Your first layoff will come in early 2009, when there are so many advertising layoffs, the big advertising rumor blog will create a separate Twitter account just to announce them all.

No one will hire you full-time for a while after that. Because no one hires anyone for a while after that. The world is waiting for the storm to pass. When a new agency hires you, you swallow your pride, let your Impostor Syndrome take the reins and decide it’s the best you can do. You accept the pay cut and the boring client.

Your second layoff will come after this new agency loses the boring client (along with its 800 million dollars). Yes, there are 100 people let go from the agency that day. But it will still sting, because they let you go and they don’t let other people go. And there had to be a reason, you decide. It must be because you’re not good enough, and they finally figured it out.

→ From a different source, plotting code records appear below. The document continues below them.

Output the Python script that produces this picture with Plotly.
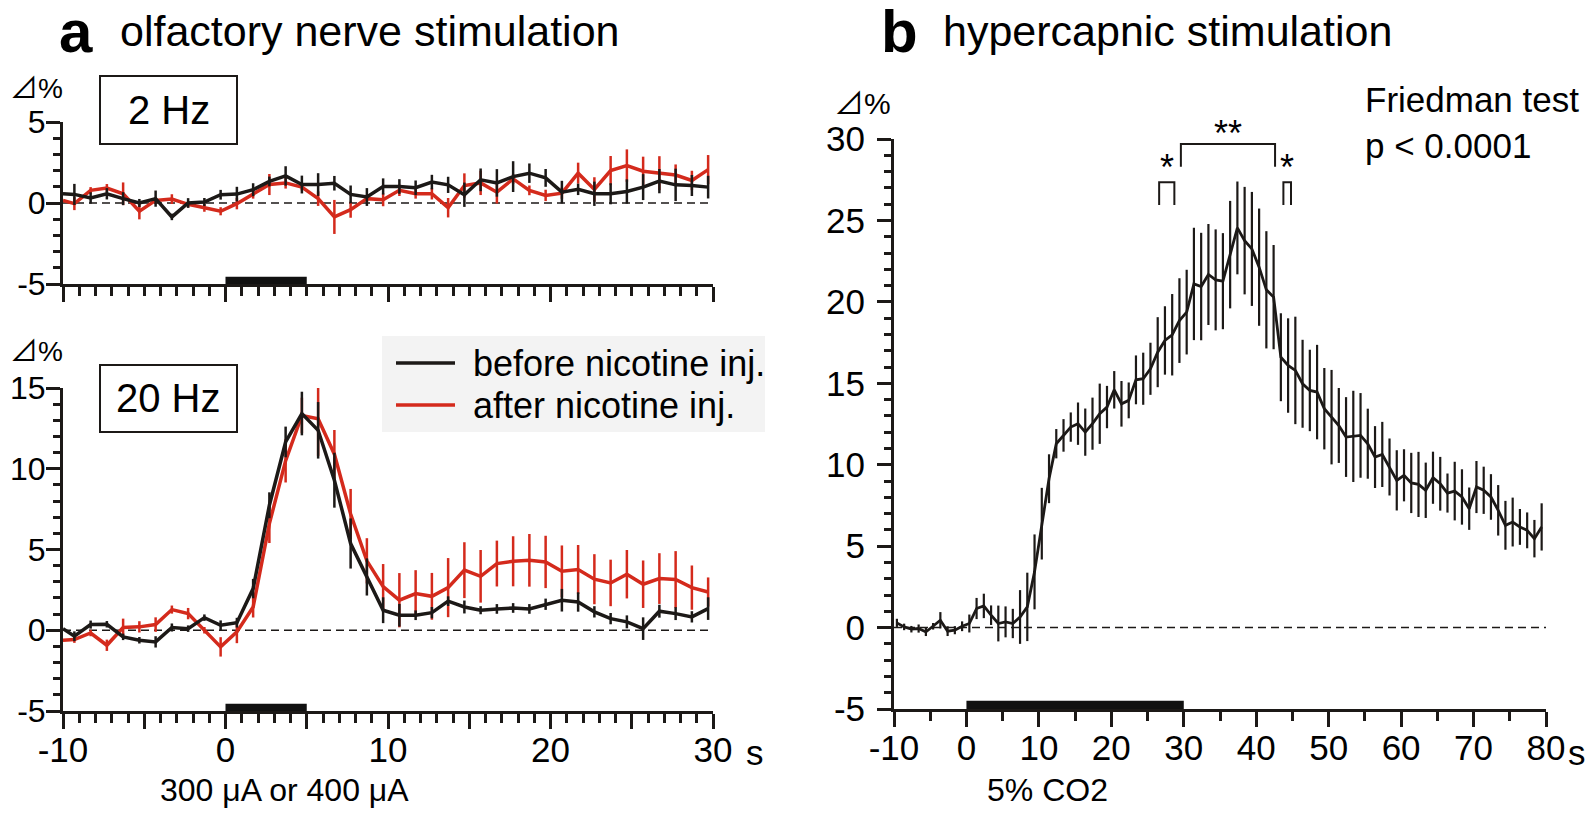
import numpy as np
import plotly.graph_objects as go

# the page adds an 8 px body margin, so the figure is 16 px smaller than the window
OFF = 8
W, H = 1594 - 2 * OFF, 816 - 2 * OFF
BLK = "#1c1917"
RED = "#d42a1c"
FONT = "Liberation Sans, Arial, DejaVu Sans, Noto Sans CJK JP"

# ---- data -------------------------------------------------------------
# panel a: olfactory nerve stimulation (first sample sits on the axis)
t_a = np.concatenate([[-10.0], np.arange(40) - 9.3])

hz2_before = [0.57, 0.53, 0.31, 0.57, 0.27, 0.0, 0.27, -0.86, 0.0, 0.06, 0.51,
              0.55, 0.82, 1.33, 1.67, 1.14, 1.14, 1.22, 0.53, 0.37, 1.02,
              1.02, 0.94, 1.29, 1.12, 0.51, 1.43, 1.24, 1.63, 1.84, 1.55,
              0.67, 0.84, 0.57, 0.57, 0.71, 0.98, 1.35, 1.12, 1.08, 0.98]
hz2_before_err = [0, 0.65, 0.35, 0.35, 0.4, 0.25, 0.5, 0.2, 0.3, 0.25, 0.3,
                  0.45, 0.4, 0.3, 0.6, 0.55, 0.7, 0.45, 0.55, 0.55, 0.5,
                  0.45, 0.45, 0.45, 0.5, 0.75, 0.7, 0.85, 0.95, 0.6, 0.55,
                  0.7, 0.35, 0.75, 0.65, 0.75, 0.8, 0.75, 1.0, 0.65, 0.7]
hz2_after = [0.16, -0.04, 0.78, 0.92, 0.57, -0.51, 0.16, 0.24, -0.08, -0.29, -0.51,
             -0.04, 0.57, 1.14, 1.24, 0.98, 0.27, -0.86, -0.41, 0.27, 0.2,
             0.78, 0.57, 0.57, -0.29, 1.08, 1.24, 0.67, 1.49, 0.78, 0.47,
             0.61, 1.84, 0.84, 2.0, 2.31, 1.96, 1.84, 1.73, 1.39, 2.06]
hz2_after_err = [0, 0.4, 0.2, 0.25, 0.7, 0.5, 0.2, 0.3, 0.2, 0.25, 0.25,
                 0.35, 0.3, 0.65, 0.35, 0.2, 0.45, 1.05, 0.5, 0.25, 0.4,
                 0.35, 0.3, 0.35, 0.6, 0.75, 0.75, 0.7, 0.3, 0.3, 0.35,
                 0.35, 0.65, 0.75, 0.9, 1.0, 0.9, 1.05, 0.65, 0.6, 0.9]

hz20_before = [0.1, -0.37, 0.35, 0.37, -0.41, -0.62, -0.72, 0.17, 0.10, 0.78, 0.31,
               0.47, 2.58, 7.74, 11.66, 13.42, 12.38, 9.29, 5.37, 3.3, 1.24,
               0.93, 0.93, 1.09, 1.8, 1.44, 1.24, 1.32, 1.38, 1.32, 1.61,
               1.86, 1.75, 1.14, 0.72, 0.52, 0.1, 1.18, 1.03, 0.83, 1.34]
hz20_before_err = [0, 0.3, 0.25, 0.2, 0.2, 0.2, 0.35, 0.25, 0.2, 0.2, 0.3,
                   0.3, 0.6, 0.8, 0.95, 1.35, 1.75, 1.7, 1.55, 1.15, 0.8,
                   0.7, 0.3, 0.35, 0.3, 0.4, 0.25, 0.3, 0.3, 0.3, 0.35,
                   0.7, 0.6, 0.35, 0.35, 0.4, 0.7, 0.4, 0.4, 0.35, 0.7]
hz20_after = [-0.62, -0.58, -0.17, -0.93, 0.17, 0.21, 0.35, 1.28, 1.03, 0.0, -1.03,
              -0.1, 1.44, 6.6, 10.5, 13.3, 13.1, 10.9, 7.2, 4.3, 2.7,
              1.86, 2.27, 2.1, 2.64, 3.72, 3.34, 4.13, 4.27, 4.33, 4.23,
              3.65, 3.76, 3.16, 2.93, 3.47, 2.85, 3.2, 3.14, 2.64, 2.37]
hz20_after_err = [0, 0.2, 0.2, 0.35, 0.55, 0.35, 0.45, 0.25, 0.35, 0.2, 0.6,
                  0.7, 0.65, 1.2, 1.35, 1.1, 2.3, 1.5, 1.55, 1.4, 1.4,
                  1.68, 1.45, 1.45, 1.83, 1.73, 1.63, 1.42, 1.55, 1.63, 1.62,
                  1.6, 1.52, 1.55, 1.44, 1.5, 1.47, 1.57, 1.76, 1.37, 0.9]

# panel b: hypercapnic stimulation
t_b = np.arange(90) - 9.6
co2 = [0.29, 0.04, -0.1, -0.06, -0.27, 0.08, 0.45, -0.22, -0.16, 0.08,
       0.25, 1.17, 1.33, 0.76, 0.25, 0.35, 0.25, 0.65, 1.27, 3.42,
       6.38, 9.14, 11.29, 11.8, 12.31, 12.52, 12.0, 12.52, 13.13, 13.54,
       14.6, 13.74, 13.95, 15.21, 15.28, 15.89, 16.91, 17.63, 17.98, 18.85,
       19.37, 21.1, 20.94, 21.68, 21.35, 21.27, 22.9, 24.54, 23.76, 23.25,
       22.13, 20.74, 20.29, 16.6, 16.09, 15.79, 14.97, 14.56, 14.46, 13.44,
       12.92, 12.41, 11.7, 11.74, 11.8, 11.29, 10.47, 10.63, 9.86, 9.04,
       9.35, 8.88, 8.79, 8.43, 9.2, 8.83, 8.26, 8.38, 8.02, 7.3,
       8.63, 8.43, 8.02, 7.2, 6.28, 6.48, 6.18, 5.97, 5.46, 6.18]
co2_err = [0.25, 0.2, 0.2, 0.25, 0.25, 0.2, 0.5, 0.3, 0.25, 0.3,
           0.55, 0.65, 0.75, 0.6, 1.1, 0.95, 0.9, 1.65, 2.1, 2.3,
           2.2, 1.5, 0.9, 1.0, 0.9, 1.3, 1.45, 1.6, 1.85, 1.3,
           1.15, 1.4, 1.1, 1.5, 1.6, 1.6, 2.15, 2.1, 2.5, 2.6,
           2.6, 3.45, 3.3, 3.1, 3.1, 2.95, 3.3, 2.85, 3.3, 3.5,
           3.6, 3.6, 3.2, 2.7, 2.9, 3.3, 2.7, 2.5, 2.9, 2.5,
           2.9, 2.3, 2.45, 2.8, 2.6, 2.15, 1.9, 2.0, 1.75, 1.85,
           1.6, 1.85, 2.0, 1.7, 1.6, 1.65, 1.2, 1.8, 1.7, 1.3,
           1.6, 1.45, 1.4, 1.55, 1.5, 1.5, 1.1, 1.1, 1.15, 1.45]

stim_a = [0, 5]       # stimulation period (s)
stim_b = [0, 30]      # 5% CO2 period (s)
sig_brackets = [(26.6, 28.7, 25.95, 27.35), (29.6, 42.6, 28.3, 29.7), (43.75, 44.8, 25.95, 27.35)]
sig_labels = [(27.65, 168, "*"), (36.1, 133, "**"), (44.3, 168, "*")]  # y in window px


def PX(x):
    return (x - OFF) / W


def PY(y):
    return 1 - (y - OFF) / H


def P(x, y):
    return PX(x), PY(y)


fig = go.Figure()


def series(t, y, e, color, xa, ya, lw=3.5, ew=2.5):
    fig.add_trace(go.Scatter(
        x=t, y=y, mode="lines", xaxis=xa, yaxis=ya, showlegend=False,
        line=dict(color=color, width=lw),
        error_y=dict(type="data", array=e, visible=True, width=0,
                     thickness=ew, color=color)))


series(t_a, hz2_after, hz2_after_err, RED, "x", "y")
series(t_a, hz2_before, hz2_before_err, BLK, "x", "y")
series(t_a, hz20_after, hz20_after_err, RED, "x2", "y2")
series(t_a, hz20_before, hz20_before_err, BLK, "x2", "y2")
series(t_b, co2, co2_err, BLK, "x3", "y3", lw=2.8, ew=2.2)

tick_font = dict(family=FONT, size=35, color="black")


def xaxis(dom, anchor, rng, major, minor, labels=True):
    vals = list(np.arange(rng[0], rng[1] + 0.01, major))
    text = [f"{v:g}" if v % 10 == 0 else "" for v in vals]
    return dict(domain=dom, anchor=anchor, range=rng, showgrid=False, zeroline=False,
                automargin=False, showline=True, linecolor=BLK, linewidth=3,
                ticks="outside", ticklen=15, tickwidth=3, tickcolor=BLK,
                tickmode="array", tickvals=vals, ticktext=text,
                showticklabels=labels, tickfont=tick_font, ticklabelstandoff=-9,
                minor=dict(ticks="outside", ticklen=9, tickwidth=2.5, tickcolor=BLK,
                           tickmode="linear", tick0=0, dtick=minor, showgrid=False))


def yaxis(dom, anchor, rng, standoff, size=35):
    vals = list(np.arange(rng[0], rng[1] + 0.01, 5))
    return dict(domain=dom, anchor=anchor, range=rng, showgrid=False, zeroline=False,
                automargin=False, showline=True, linecolor=BLK, linewidth=3,
                ticks="outside", ticklen=14, tickwidth=3, tickcolor=BLK,
                tickmode="array", tickvals=vals, ticktext=[f"{v:g}" for v in vals],
                tickfont=dict(family=FONT, size=size, color="black"), ticklabelstandoff=standoff,
                minor=dict(ticks="outside", ticklen=7, tickwidth=2.5, tickcolor=BLK,
                           tickmode="linear", tick0=0, dtick=1, showgrid=False))


xa_dom = [PX(63), PX(713)]
xb_dom = [PX(894), PX(1546)]
fig.update_layout(
    width=W, height=H, margin=dict(l=0, r=0, t=0, b=0, pad=0, autoexpand=False),
    paper_bgcolor="white", plot_bgcolor="rgba(0,0,0,0)",
    font=dict(family=FONT, color="black"), showlegend=False,
    xaxis=xaxis(xa_dom, "y", [-10, 30], 5, 1, labels=False),
    yaxis=yaxis([PY(284), PY(122)], "x", [-5, 5], -6, 32),
    xaxis2=xaxis(xa_dom, "y2", [-10, 30], 5, 1),
    yaxis2=yaxis([PY(711), PY(388)], "x2", [-5, 15], -6, 32),
    xaxis3=xaxis(xb_dom, "y3", [-10, 80], 10, 5),
    yaxis3=yaxis([PY(709), PY(139)], "x3", [-5, 30], 5),
)

shapes = []
# zero lines and stimulus bars
for xa, ya, rng, stim, h in [("x", "y", [-10, 30], stim_a, 0.45), ("x2", "y2", [-10, 30], stim_a, 0.45),
                             ("x3", "y3", [-10, 80], stim_b, 0.5)]:
    shapes.append(dict(type="line", xref=xa, yref=ya, x0=rng[0], x1=rng[1], y0=0, y1=0,
                       line=dict(color=BLK, width=1.6, dash="8px,5px"), layer="below"))
    shapes.append(dict(type="rect", xref=xa, yref=ya, x0=stim[0], x1=stim[1], y0=-5, y1=-5 + h,
                       fillcolor="#111111", line=dict(width=0)))
# significance brackets
for x0, x1, yb, yt in sig_brackets:
    shapes.append(dict(type="path", xref="x3", yref="y3",
                       path=f"M {x0},{yb} L {x0},{yt} L {x1},{yt} L {x1},{yb}",
                       line=dict(color=BLK, width=2)))
# frequency boxes
for (x0, y0, x1, y1) in [(100, 76, 237, 144), (100, 365, 237, 432)]:
    a0, b0 = P(x0, y0)
    a1, b1 = P(x1, y1)
    shapes.append(dict(type="rect", xref="paper", yref="paper", x0=a0, x1=a1, y0=b1, y1=b0,
                       line=dict(color=BLK, width=2)))
# legend background and samples
a0, b0 = P(382, 336)
a1, b1 = P(765, 432)
shapes.append(dict(type="rect", xref="paper", yref="paper", x0=a0, x1=a1, y0=b1, y1=b0,
                   fillcolor="#f3f3f3", line=dict(width=0), layer="below"))
for yy, c in [(363, BLK), (405, RED)]:
    a0, b0 = P(396, yy)
    a1, _ = P(455, yy)
    shapes.append(dict(type="line", xref="paper", yref="paper", x0=a0, x1=a1, y0=b0, y1=b0,
                       line=dict(color=c, width=3.5)))
fig.update_layout(shapes=shapes)

ann = []


def txt(x, y, s, size, xanchor="center", bold=False):
    a, b = P(x, y)
    ann.append(dict(x=a, y=b, xref="paper", yref="paper", text=f"<b>{s}</b>" if bold else s,
                    showarrow=False, xanchor=xanchor, yanchor="middle",
                    font=dict(family=FONT, size=size, color="black")))


DELTA = '<span style="font-family:Noto Sans CJK JP">⊿</span>%'
txt(76, 31, "a", 60, bold=True)
txt(118, 31, "olfactory nerve stimulation", 43, xanchor="left")
txt(899, 31, "b", 60, bold=True)
txt(941, 31, "hypercapnic stimulation", 43, xanchor="left")
txt(65, 86, DELTA, 28, xanchor="right")
txt(65, 349, DELTA, 28, xanchor="right")
txt(893, 101, DELTA, 30, xanchor="right")
txt(168.5, 110, "2 Hz", 40)
txt(168.5, 398.5, "20 Hz", 40)
txt(471, 363, "before nicotine inj.", 36, xanchor="left")
txt(471, 405, "after nicotine inj.", 36, xanchor="left")
txt(1363, 99, "Friedman test", 35, xanchor="left")
txt(1363, 145, "p < 0.0001", 35, xanchor="left")
txt(284, 790, "300 μA or 400 μA", 32)
txt(1047, 790, "5% CO2", 32)
txt(744, 752, "s", 35, xanchor="left")
txt(1566, 752, "s", 35, xanchor="left")
for x, y, s in sig_labels:
    ann.append(dict(x=x, y=PY(y), xref="x3", yref="paper", text=s, showarrow=False,
                    xanchor="center", yanchor="middle",
                    font=dict(family=FONT, size=36, color="black")))
fig.update_layout(annotations=ann)

fig.write_html("out.html")
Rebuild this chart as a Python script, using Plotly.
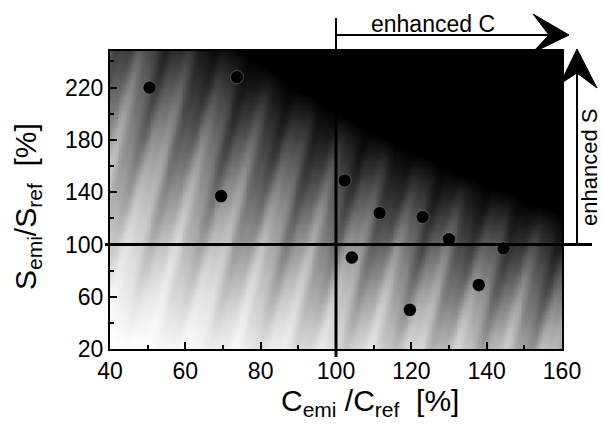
import numpy as np
import plotly.graph_objects as go

# ---- data ----
c_ratio = [50.5, 69.5, 73.7, 102.3, 111.6, 123.0, 130.0, 144.5, 104.2, 137.9, 119.6]
s_ratio = [220, 137, 228, 149, 124, 121, 104, 97, 90, 69, 50]

x_ticks = [40, 60, 80, 100, 120, 140, 160]
x_minor = [50, 70, 90, 110, 130, 150]
y_ticks = [20, 60, 100, 140, 180, 220]
y_minor = [40, 80, 120, 160, 200, 240]
X_RANGE = [40, 160]
Y_RANGE = [20, 248]
REF = 100

FONT = "Liberation Sans, Arial, Helvetica, sans-serif"

# ---- decorative background shading (white bottom-left -> black top-right) ----
gx = np.linspace(X_RANGE[0] + 0.25, X_RANGE[1] - 0.25, 240)
gy = np.linspace(Y_RANGE[0] + 0.5, Y_RANGE[1] - 0.5, 228)
GX, GY = np.meshgrid(gx, gy)
u = (GX - X_RANGE[0]) / (X_RANGE[1] - X_RANGE[0])
v = (GY - Y_RANGE[0]) / (Y_RANGE[1] - Y_RANGE[0])
d = np.clip(0.45 * u + 0.72 * v + 0.5 * u * v, 0, 1) ** 1.3
px = u * 452
py = (1 - v) * 298
streak = (0.10 * np.sin(2 * np.pi * (px + 0.3 * py) / 45)
          + 0.03 * np.sin(2 * np.pi * (px + 0.25 * py) / 17)) * np.clip(4 * d * (1 - d), 0, 1)
z = np.clip(d + streak, 0, 1)

fig = go.Figure()
fig.add_trace(go.Heatmap(x=gx, y=gy, z=z, zmin=0, zmax=1,
                         colorscale=[[0, "#ffffff"], [1, "#000000"]],
                         showscale=False, hoverinfo="skip"))
fig.add_trace(go.Scatter(x=c_ratio, y=s_ratio, mode="markers",
                         marker=dict(color="black", size=13,
                                     line=dict(color="rgba(255,255,255,0.3)", width=0.8)),
                         showlegend=False))

W, H = 602, 428
L, R, T, B = 110, 40, 51, 79
pw, ph = W - L - R, H - T - B


def pxp(x):  # pixel x -> paper
    return (x - L) / pw


def pyp(y):  # pixel y -> paper
    return (H - B - y) / ph


ref_paper_x = (REF - X_RANGE[0]) / (X_RANGE[1] - X_RANGE[0])

shapes = [
    # vertical reference line at C = 100 %
    dict(type="line", xref="x", yref="paper", x0=REF, x1=REF, y0=pyp(357), y1=pyp(51),
         line=dict(color="black", width=3)),
    dict(type="line", xref="x", yref="paper", x0=REF, x1=REF, y0=pyp(51), y1=pyp(18),
         line=dict(color="black", width=2)),
    # horizontal reference line at S = 100 %
    dict(type="line", xref="paper", yref="y", x0=pxp(105), x1=pxp(592), y0=REF, y1=REF,
         line=dict(color="black", width=3)),
    # enhanced C arrow
    dict(type="line", xref="paper", yref="paper", x0=ref_paper_x, x1=pxp(560), y0=pyp(35), y1=pyp(35),
         line=dict(color="black", width=2)),
    dict(type="path", xref="paper", yref="paper",
         path=f"M {pxp(533)} {pyp(14)} L {pxp(569)} {pyp(35)} L {pxp(532)} {pyp(53)} L {pxp(549)} {pyp(35)} Z",
         fillcolor="black", line=dict(color="black", width=1)),
    # enhanced S arrow
    dict(type="line", xref="paper", yref="paper", x0=pxp(577), x1=pxp(577), y0=pyp(244), y1=pyp(70),
         line=dict(color="black", width=2)),
    dict(type="path", xref="paper", yref="paper",
         path=f"M {pxp(577)} {pyp(49)} L {pxp(597)} {pyp(88)} L {pxp(577)} {pyp(73)} L {pxp(560)} {pyp(84)} Z",
         fillcolor="black", line=dict(color="black", width=1)),
]

annotations = [
    dict(text="enhanced C", xref="paper", yref="paper", x=pxp(433), y=pyp(24),
         xanchor="center", yanchor="middle", showarrow=False,
         font=dict(family=FONT, size=23, color="black")),
    dict(text="enhanced S", xref="paper", yref="paper", x=pxp(589), y=pyp(168),
         xanchor="center", yanchor="middle", showarrow=False, textangle=-90,
         font=dict(family=FONT, size=22, color="black")),
    dict(text="C<sub>emi</sub>\u00a0/C<sub>ref</sub>\u00a0\u00a0[%]", xref="paper", yref="paper",
         x=pxp(370), y=pyp(402), xanchor="center", yanchor="middle", showarrow=False,
         font=dict(family=FONT, size=30, color="black")),
    dict(text="S<sub>emi</sub>/S<sub>ref</sub>\u00a0\u00a0[%]", xref="paper", yref="paper",
         x=pxp(27), y=pyp(207), xanchor="center", yanchor="middle", showarrow=False,
         textangle=-90, font=dict(family=FONT, size=30, color="black")),
]

axis_common = dict(showline=True, linewidth=2, linecolor="black", mirror=True,
                   ticks="inside", ticklen=7, tickwidth=1.5, tickcolor="black",
                   showgrid=False, zeroline=False,
                   tickfont=dict(family=FONT, size=23, color="black"))

fig.update_layout(
    width=W, height=H,
    margin=dict(l=L, r=R, t=T, b=B),
    paper_bgcolor="white", plot_bgcolor="white",
    showlegend=False,
    xaxis=dict(range=X_RANGE, tickmode="array", tickvals=x_ticks,
               minor=dict(tickmode="array", tickvals=x_minor, ticks="inside", ticklen=4,
                          tickcolor="black", showgrid=False),
               **axis_common),
    yaxis=dict(range=Y_RANGE, tickmode="array", tickvals=y_ticks,
               minor=dict(tickmode="array", tickvals=y_minor, ticks="inside", ticklen=4,
                          tickcolor="black", showgrid=False),
               **axis_common),
    shapes=shapes,
    annotations=annotations,
)

fig.write_html("out.html")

After the second layoff, a friend tells you that the agency is hiring again. You don’t even ask to be taken back because you’ve decided to move to San Francisco. But your friend says they asked for you already anyway. The agency refused to hire anyone back because they wanted fresh blood. You are only 26.

That very night when you get home, you’ll get this email from a Creative Director in San Francisco:

“I’m honestly looking for much stronger executions for someone who’s been in the business for a few years like yourself…My recommendation is to pair up with a strong AD [Art Director] on the side, and do a few really solid spec campaigns before you venture to the west coast.”

It’s not really the Creative Director’s fault. Maybe he’s never had Impostor Syndrome, so he thinks his strong opinions are helpful. But you will look around at your packed boxes and cry. Loudly. You will question nearly every decision you have ever made. You will still tell yourself that the two layoffs are not your fault, but it won’t do any good. You will question whether you will ever get a job again, and you will question whether you really deserve one anyway.

And then in less than a year, you’ll find yourself in San Francisco, doing a different kind of writing (one you like much better) at The Best Place To Work. Literally. It wins awards.

So maybe you aren’t really a fraud after all. Maybe there really is talent there, despite what that one guy said.

You will still struggle with your Impostor Syndrome in San Francisco. Chicago is a great city, but Chicago also made it fairly clear it didn’t want you there. Your success in San Francisco feels undeserved. It feels lucky. It feels like you’ve tricked people into thinking you could do the work, and one day they’ll figure out that you shouldn’t be there, just like the Advertising agencies figured out that you shouldn’t be there. But so far, San Francisco has wrapped you in its arms and quietly shushed you until those worries have quieted to a purr.

Still, every time you don’t get a lot of work done, every day you feel distracted, every time someone comes up with an idea that you hadn’t thought of, you feel like a fraud, one step closer to being found out.

But despite the negative voices, your twenties are full of accomplishments–great stuff that takes work. You land a kickass advertising job right out of undergrad when most people have to go to grad school. You turn an internship into a full-time job when HR says they aren’t hiring. You make things that people love. You write your little writer butt off.

Sure, there is luck involved. You get that first kickass advertising job after you pull the right name from a hat. But you create the life you live. You still move to San Francisco, despite the soul-crushing email. And a lot of people since then will be very happy with the work you do for them. So, while it takes you a long time to learn to just say “thank you” and accept the praise that other people give, you will do it. It will feel uncomfortable to smile and nod instead of shaking your head and protesting that you really didn’t do that much. But you will do it, because you realize it’s important to stick up for the things you do accomplish. It’s you who waded through all the negativity to a place that makes you happy. And the guy who wrote that email is stuck hocking other people’s lame products for a living.